There’s really no excuse for Gateway management to not realize this from the start.
But putting on our tin foil hats we can guess what their thinking must have been: Buying computers is hard, and a lot of our customers don’t know how to configure systems to their liking on our web site, so if we create a place where knowledgeable people can help them, they will be able to order a system that fits their needs and will be happy customers.
Not bad thinking. Except when retail reality meets the ideal. Selling computers is arguably the most difficult kind of retail there is–so many factors and dimensions play into a customer’s purchase decision. Add to this the basic law of retail: Your performance is measured by how many units you push. That’s it. If salesperson A sells X number of computers through hard sell tactics and very few of them will ever return, and salesperson B sells x/2 computers by thoroughly understanding customers and the customers are uniformly happy, salesperson A is doing a much better job. Simple as that.
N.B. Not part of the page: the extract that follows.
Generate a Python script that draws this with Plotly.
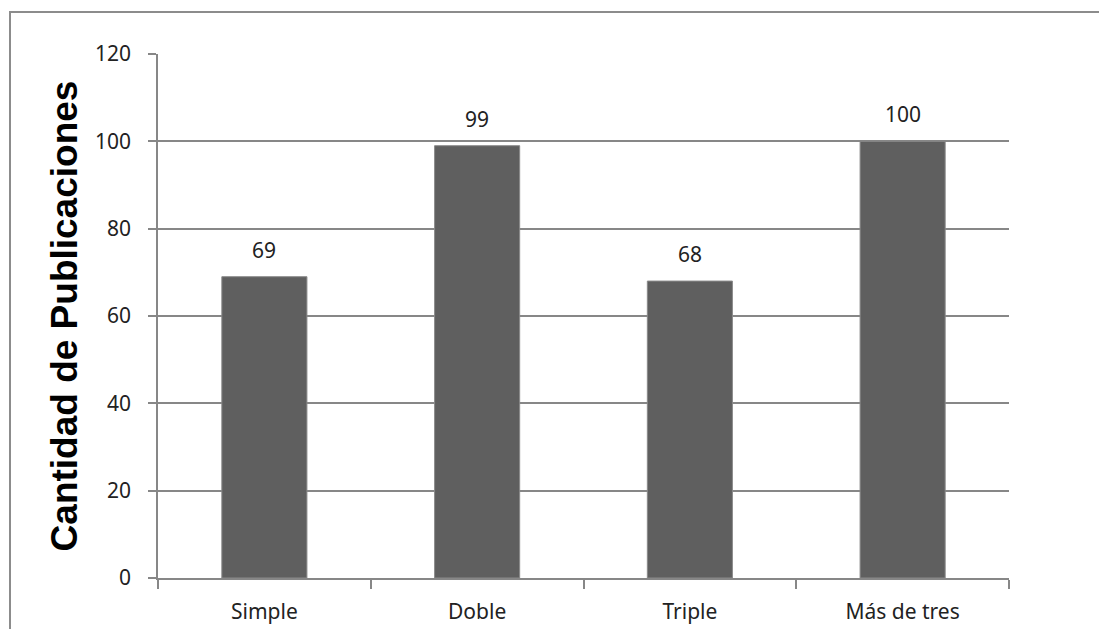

Lots of retailers make noises about being customer-centric, putting the customer first, and being more interested in the quality of the shopping experience and its effect on the brand, yadda yadda, but when the rubber hits the road, in the long dark hours on the store floor, it’s all dollars and cents and meeting quotas. Car dealerships are naturally the most extreme manifestation of this attitude.
Put these factors together, and what you end up with is a small boutique where salespeople are pushing to meet their quotas, and the customer ends up walking away with a receipt but no goods.
And that will not fly.
Rather than spending all that money on their stores (including the silly blimps that would sometimes fly over them) it would probably have behooved the company a lot more to focus their efforts on making their web site as friendly as possible, and staff their phone centers with the best people.